The paper describes a Diesel fuel injection process. Computer simulation was carried out together with measurement of the Common Rail accumulator fuel-injection system. The computer simulation enables the observation of the phenomena from rail pressure, being the input data for injection parameters calculations, to the injection rate. By means of computer simulation, the pressure values in specific sections of the injection nozzle may be computed, the needle lift, injection rate, total injected fuel, time lag from injector current to first evidence of injection process and other time-lags between various phases of the injection process. The injection rate provides input data for spray computer simulation. Measurements of injection and combustion were carried out within a transparent research engine. This engine is a single-cylinder transparent engine based on the AUDI V6 engine, equipped with a Bosch Common Rail Injection System. The comparison between the computed and measured injection parameters showed good matching.

Keywords:

Diesel Engine, Fuel Injection System

1. Introduction

Diesel engines are primarily used in heavy- and medium-duty transport due to their high thermal efficiency whilst in over recent decades they have also been increasingly used in passenger cars. This trend is particularly strong in Europe. Designers are faced with more and more challenging tasks due to increasing requirements for lower fuel consumption and reduced pollution of the environment. Combustion is one of the most important processes, influencing lower consumption and reduced pollution of the environment by diesel engines. In contrast to Otto engines, where the ignition of the petrol vapour-air mixture is effected by a spark, in diesel engines, the mixture is self ignited. In order to obtain efficient combustion, which is a pre-condition for low consumption and reduced pollution of the environment, it is very important to understand the fuel injection process.

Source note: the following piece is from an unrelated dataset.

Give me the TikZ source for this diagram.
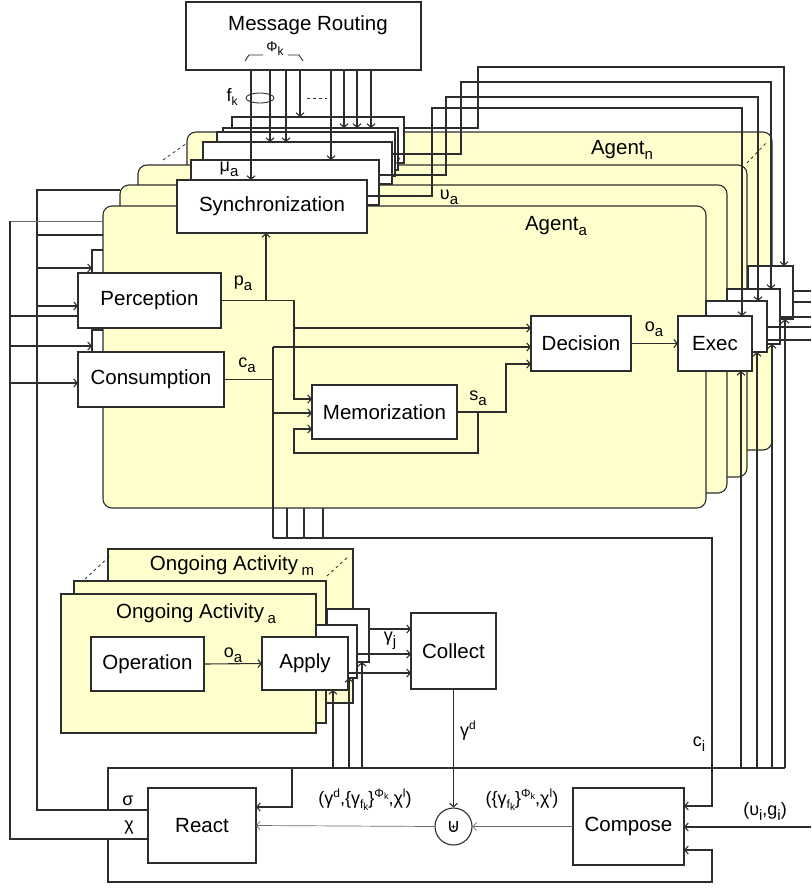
\documentclass[tikz,border=0pt]{standalone}
\usepackage{fontspec}
\setmainfont{Liberation Sans}
\newfontfamily\dejavu{DejaVu Sans}
\usetikzlibrary{arrows.meta,calc}
\definecolor{ay}{RGB}{255,255,206}
\definecolor{lc}{RGB}{45,45,45}
\newcommand\sbs[1]{\raisebox{-5pt}{\fontsize{15}{15}\selectfont #1}}
\newcommand\ssb[1]{\raisebox{-4pt}{\fontsize{12}{12}\selectfont #1}}
\newcommand\ssp[1]{\raisebox{7pt}{\fontsize{12}{12}\selectfont #1}}
\newcommand\gfk{\{γ\ssb{f\raisebox{-2pt}{\fontsize{10}{10}\selectfont k}}\}\ssp{Φ\raisebox{-2pt}{\fontsize{9}{9}\selectfont k}}}
\tikzset{
 ln/.style={line width=1.1pt, draw=lc},
 thinln/.style={line width=0.7pt, draw=lc!70},
 ar/.style={ln, -{Straight Barb[length=3.5pt,width=8pt]}},
 tar/.style={thinln, -{Straight Barb[length=3.5pt,width=8pt]}},
 wb/.style={draw=lc, line width=1.1pt, fill=white, inner sep=0pt, outer sep=0pt, anchor=north west, font=\fontsize{20.5}{24}\selectfont},
 yb/.style={wb, fill=ay, rounded corners=9pt},
 ob/.style={wb, fill=ay},
 lab/.style={inner sep=0pt, outer sep=0pt, font=\fontsize{18}{20}\selectfont},
 big/.style={inner sep=0pt, outer sep=0pt, font=\fontsize{20.5}{24}\selectfont},
 dsh/.style={line width=0.8pt, draw=lc, dash pattern=on 3pt off 3pt},
}
\begin{document}
\begin{tikzpicture}[x=1pt,y=-1pt]
\useasboundingbox (0,0) rectangle (811,888);
% ---- agents (back) ----
\node[yb, minimum width=585pt, minimum height=318pt] (agn) at (187,132) {};
\node[yb, minimum width=609pt, minimum height=312pt] (ag3) at (138,165) {};
\node[yb, minimum width=607pt, minimum height=308pt] (ag2) at (120,185) {};
\draw[dsh] (163,160) -- (187,143);
\draw[dsh] (747,163) -- (767,142);
\node[big] (agnl) at (622,150) {Agent\sbs{n}};
% ---- synchronization stack ----
\node[wb, minimum width=172pt, minimum height=46pt] (sb6) at (232,117) {};
\node[wb, minimum width=175pt, minimum height=42pt] (sb5) at (223,128) {};
\node[wb, minimum width=178pt, minimum height=44pt] (sb4) at (217,132) {};
\node[wb, minimum width=189pt, minimum height=42pt] (sb3) at (203,142) {};
\node[wb, minimum width=188pt, minimum height=45pt] (sb2) at (191,160) {};
\draw[dsh] (395,165) -- (402,155);
\node[wb, minimum width=140pt, minimum height=55pt] (pcp) at (92,250) {};
\node[wb, minimum width=140pt, minimum height=55pt] (ccp) at (92,330) {};
% ---- agent a ----
\node[yb, minimum width=603pt, minimum height=302pt] (aga) at (103,206) {};
\node[big] (agal) at (556,226) {Agent\sbs{a}};
\node[wb, minimum width=190pt, minimum height=53pt] (sync) at (177,180) {Synchronization};
\node[wb, minimum width=143pt, minimum height=55pt] (perc) at (78,273) {Perception};
\node[wb, minimum width=146pt, minimum height=55pt] (cons) at (78,352) {Consumption};
\node[wb, minimum width=145pt, minimum height=54pt] (memo) at (312,385) {Memorization};
\node[wb, minimum width=100pt, minimum height=55pt] (dec) at (531,316) {Decision};
\node[wb, minimum width=45pt, minimum height=53pt] (ex4) at (748,266) {};
\node[wb, minimum width=53pt, minimum height=55pt] (ex3) at (727,289) {};
\node[wb, minimum width=61pt, minimum height=51pt] (ex2) at (706,301) {};
\node[wb, minimum width=74pt, minimum height=55pt] (exec) at (678,316) {Exec};
% ---- message routing ----
\node[wb, minimum width=235pt, minimum height=68pt] (mr) at (186,2) {};
\node[big] (mrl) at (308,25) {Message Routing};
\node[inner sep=0pt, font=\fontsize{14}{15}\selectfont] (phik) at (275,49) {Φ\ssb{k}};
\draw[ln, line width=0.9pt] (245,61) -- (249,55) -- (263,55);
\draw[ln, line width=0.9pt] (288,55) -- (299,55) -- (303,61);
\node[lab] (fk) at (232,97) {f\ssb{k}};
\draw[ln, line width=0.9pt] (260,98) ellipse [x radius=14pt, y radius=5pt];
\draw[dsh] (307,98) -- (327,98);
\node[lab] (mua) at (229,169) {μ\sbs{a}};
\node[lab] (upa) at (449,197) {υ\sbs{a}};
\node[lab] (pal) at (243,283) {p\sbs{a}};
\node[lab] (cal) at (247,365) {c\sbs{a}};
\node[lab] (sal) at (478,398) {s\sbs{a}};
\node[lab] (oal) at (654,329) {o\sbs{a}};
% ---- ongoing activities ----
\node[ob, minimum width=245pt, minimum height=154pt] (oam) at (108,549) {};
\node[ob, minimum width=252pt, minimum height=142pt] (oa2) at (74,581) {};
\draw[dsh] (85,579) -- (110,556);
\draw[dsh] (327,576) -- (349,556);
\node[big] (oaml) at (232,566) {Ongoing Activity\,\sbs{m}};
\node[wb, minimum width=42pt, minimum height=53pt] (ac2) at (327,609) {};
\node[wb, minimum width=41pt, minimum height=53pt] (ac1) at (316,625) {};
\node[ob, minimum width=255pt, minimum height=139pt] (oaa) at (61,594) {};
\node[big] (oaal) at (196,614) {Ongoing Activity\,\sbs{a}};
\node[wb, minimum width=113pt, minimum height=54pt] (oper) at (91,637) {Operation};
\node[wb, minimum width=86pt, minimum height=53pt] (apply) at (262,637) {Apply};
\node[lab] (oal2) at (233,655) {o\sbs{a}};
\node[wb, minimum width=85pt, minimum height=76pt] (coll) at (411,613) {Collect};
\node[lab] (gjl) at (390,641) {γ\sbs{j}};
% ---- bottom ----
\node[wb, minimum width=108pt, minimum height=75pt] (react) at (148,788) {React};
\node[wb, minimum width=111pt, minimum height=77pt] (comp) at (573,788) {Compose};
\node[draw=lc, line width=1.1pt, circle, minimum size=37pt, inner sep=0pt, fill=white, font=\dejavu\fontsize{19}{19}\selectfont] (cup) at (453.5,826.5) {⊎};
\node[lab] (gdl) at (468,731) {γ\ssp{d}};
\node[lab] (cil) at (699,744) {c\sbs{i}};
\node[lab] (sgl) at (128,801) {σ};
\node[lab] (chl) at (129,828) {χ};
\node[lab, font=\fontsize{18}{19}\selectfont] (l1) at (365,800) {(γ\ssp{d},\gfk,χ\ssp{l})};
\node[lab, font=\fontsize{18}{19}\selectfont] (l2) at (522,800) {(\gfk,χ\ssp{l})};
\node[lab] (ugl) at (765,811) {(υ\sbs{i},g\sbs{i})};
% ==== connectors ====
% message routing
\draw[ar] ($(mr.south)+(-52.5,0)$) -- ($(sync.north)+(-21,0)$);
\draw[ar] ($(mr.south)+(-33.5,0)$) -- ($(sb3.north)+(-27.5,0)$);
\draw[ar] ($(mr.south)+(-17.5,0)$) -- ($(sb3.north)+(-11.5,0)$);
\draw[ar] ($(mr.south)+(-3.5,0)$) -- ($(sb6.north)+(-18,0)$);
\draw[ar] ($(mr.south)+(27.5,0)$) -- ($(sb2.north)+(46,0)$);
\draw[ar] ($(mr.south)+(40.5,0)$) -- ($(sb5.north)+(33.5,0)$);
\draw[ar] ($(mr.south)+(53.5,0)$) -- ($(sb5.north)+(46.5,0)$);
\draw[ar] ($(mr.south)+(67.5,0)$) -- ($(sb5.north)+(60.5,0)$);
% upsilon loops
\draw[ar] ($(sync.east)+(0,-10.5)$) -- (432,196) -- (432,108) -- (742,108) -- ($(exec.north)+(27,0)$);
\draw[ar] ($(sb2.east)+(0,-7.5)$) -- (446,175) -- (446,97) -- (758,97) -- ($(ex2.north)+(21.5,0)$);
\draw[ar] ($(sb3.east)+(0,-9)$) -- (461,154) -- (461,82) -- (771,82) -- ($(ex3.north)+(17.5,0)$);
\draw[ar] ($(sb6.east)+(0,-12)$) -- (478,128) -- (478,67) -- (784,67) -- ($(ex4.north)+(13.5,0)$);
% p_a
\draw[ar] (perc.east) -| ($(memo.west)+(-18,-13)$) -- ($(memo.west)+(0,-13)$);
\draw[ar] ($(perc.east)+(45,0)$) -- ($(sync.south)+(-6,0)$);
\draw[ar] (294,328) -- ($(dec.west)+(0,-15.5)$);
% c_a
\draw[ln] (cons.east) -- (273,379.5);
\draw[ln] (273,347) -- (273,538);
\draw[ar] (273,347) -- ($(dec.west)+(0,3.5)$);
\draw[ar] (273,413) -- ($(memo.west)+(0,1)$);
% memorization
\draw[ar] (478,412) -- (478,453) -- (294,453) -- (294,429) -- ($(memo.west)+(0,17)$);
\draw[ar] (memo.east) -- (506,412) -- (506,364) -- ($(dec.west)+(0,20.5)$);
\draw[ar] (dec.east) -- (exec.west);
% left inputs
\draw[ln] ($(react.west)+(0,-15.5)$) -- (37,810) -- (37,190) -- (120,190);
\draw[thinln] (103,221) -- (10,221);
\draw[ln] ($(react.west)+(0,13.5)$) -- (10,839) -- (10,221);
\draw[ln] (37,235) -- (103,235);
\draw[ar] (37,268) -- ($(pcp.west)+(0,-9.5)$);
\draw[ar] (37,306) -- ($(perc.west)+(0,5.5)$);
\draw[ln] (10,316) -- ($(perc.west)+(0,15.5)$);
\draw[ar] (10,346) -- ($(ccp.west)+(0,-11.5)$);
\draw[ar] (10,383) -- ($(cons.west)+(0,3.5)$);
% sigma broadcast
\draw[ln] (108,810) -- (108,768) -- (785,768);
\draw[ar] (292,768) -- (292,807) -- ($(react.east)+(0,-18.5)$);
\draw[ar] (108,839) -- (108,882) -- (712,882) -- (712,850) -- ($(comp.east)+(0,23.5)$);
\draw[ar] (273,538) -- (712,538) -- (712,806) -- ($(comp.east)+(0,-20.5)$);
\draw[ln] (287,508) -- (287,538);
\draw[ln] (304,508) -- (304,538);
\draw[ln] (323,508) -- (323,538);
\draw[ar] (811,827) -- ($(comp.east)+(0,0.5)$);
\draw[tar] (comp.west) -- (cup.east);
\draw[tar] (cup.west) -- (react.east);
\draw[ar] (coll.south) -- (cup.north);
% exec inputs / outputs
\draw[ar] (741,768) -- ($(exec.south)+(26,0)$);
\draw[ar] (757,768) -- ($(ex2.south)+(20.5,0)$);
\draw[ar] (772,768) -- ($(ex3.south)+(18.5,0)$);
\draw[ar] (785,768) -- ($(ex4.south)+(14.5,0)$);
\draw[ln] ($(ex4.east)+(0,-1.5)$) -- (811,291);
\draw[ln] ($(ex4.east)+(0,9.5)$) -- (811,302);
\draw[ln] ($(ex3.east)+(0,0.5)$) -- (811,317);
\draw[ln] ($(ex2.east)+(0,0.5)$) -- (811,327);
\draw[ln] ($(ex2.east)+(0,13.5)$) -- (811,340);
% apply
\draw[ar] (oper.east) -- (apply.west);
\draw[ar] ($(ac2.east)+(0,-6.5)$) -- ($(coll.west)+(0,-22)$);
\draw[ar] ($(ac1.east)+(0,2.5)$) -- ($(coll.west)+(0,3)$);
\draw[ar] ($(apply.east)+(0,9.5)$) -- ($(coll.west)+(0,22)$);
\draw[ar] (333,768) -- ($(apply.south)+(28,0)$);
\draw[ar] (349,768) -- ($(ac1.south)+(12.5,0)$);
\draw[ar] (362,768) -- ($(ac2.south)+(14,0)$);
\end{tikzpicture}
\end{document}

One of the key elements affecting the combustion process is the fuel injection system where the injection nozzle plays a decisive role in dispersing the fuel in the droplet-fuel vapour-air mixture within the combustion chamber. Therefore we have developed a computer simulation of the common rail accumulator fuel-injection system. This computer program enables computation of the injection parameters from the electric current at the triggering element (solenoid valve) to the injection rate.

The fuel injection of a transparent engine is carried out by a common rail injection system (Figure 1). The input data for the injection parameter computation is the pressure in a high-pressure accumulator (rail) (Figure 6), electric current at the triggering element (solenoid valve) and combustion pressure (Figure 5). By means of computer simulation, the pressure values in specific sections of the injection nozzle may be computed, the needle lift, injection rate, total injected fuel, time-lag from injector current to initial evidence of injection process and other time-lags between various phases of injection process. The injection rate provides input data for spray computer simulation which is not shown in the paper.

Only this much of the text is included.